Fabrials replicate Soulcasting abilities. Is it possible for fabrials to replicate all such Surgebinding abilities?
Yes, good question! Fabrials can replicate all of the Surgebinding abilities.
Are Renarin and Adolin Dalinar's legitimate children?
Good question! Yes, they are both legitimate. Though Renarin didn't get as much of the hair, which is probably what people are asking about.
Are all of the Heralds who gave up their Honorblades still alive?
Good question! RAFO.
Do the Spiritual and Physical Realms have names, like Shadesmar is the Cognitive Realm?
Kind of, but not really. Shadesmar is just a rough translation of "Cognitive Realm" in the language of whoever first found out about it. Other people, planets, and worlds wouldn't call it Shadesmar - they would call it whatever their words for "Cognitive Realm" are. This applies to the Physical and Spiritual as well.
If Ati had somehow managed to give up Ruin and returned to being a regular person, would his mind have gradually reverted from its corruption by Ruin's intent, or would he always be determined to destroy?
Over time Ruin's influence would fade, but Ati would remain a Sliver, so there would be some permanent effects.
Could a Seeker who was properly trained and experienced detect AonDor or Awakening? Similarly, does a Coppercloud block an Awakener's life sense?
A Seeker could sense somebody else using magic not native Scadrial. RAFO on the Coppercloud blocking similar magic.
How do you spell "Lyss" the woman Jasnah meets with in the WoR prologue?
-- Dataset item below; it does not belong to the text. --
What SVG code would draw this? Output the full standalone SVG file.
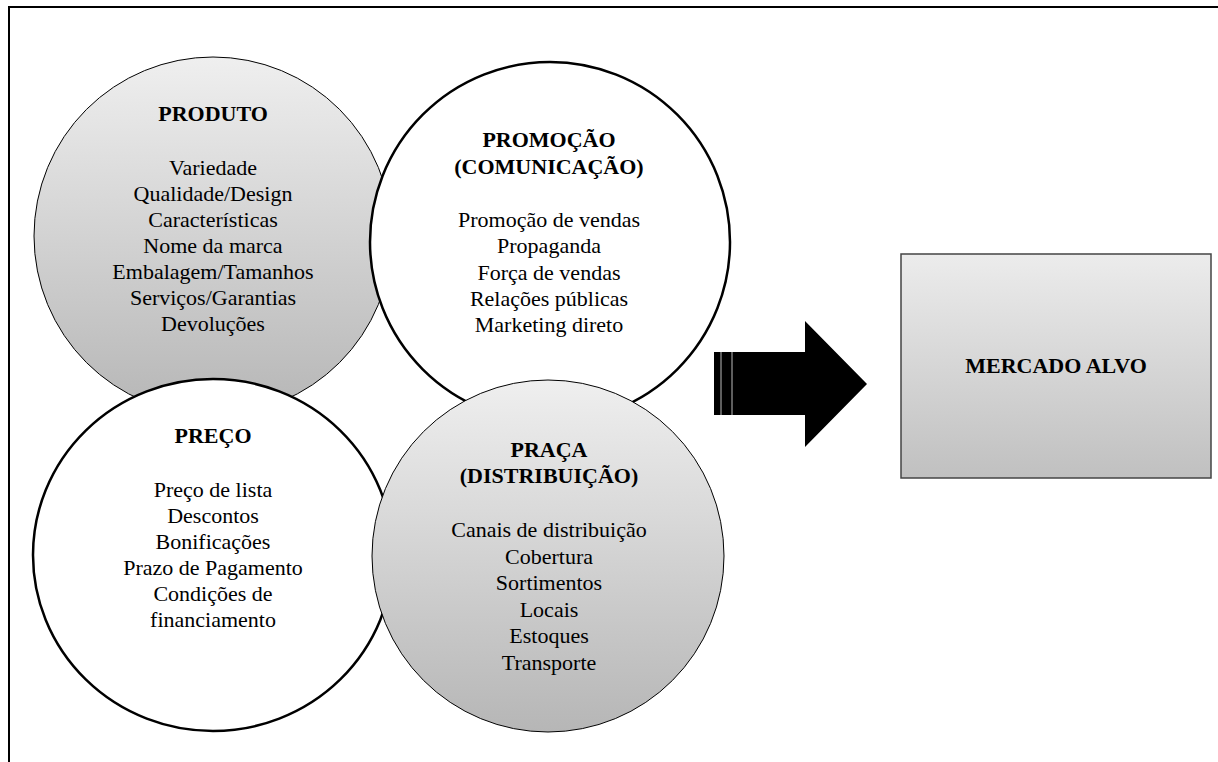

Not sure, but I think it's Lyss.
Aside from the Greater Roshar system, are there any other multiple shardworld systems?
Yes. You have not necessarily seen them though.
Feruchemy is the "balance" between Ruin and Preservation. Would any combination of Shards create a "balance" magic, so to speak, or are only certain Shards compatible?
Feruchemy ended up being a balance system, because of how polar Ruin and Preservation were. Any world with at least two Shards will result in a similar phenomenon.
Like Roshar?
Like Roshar. There is something like that going on there.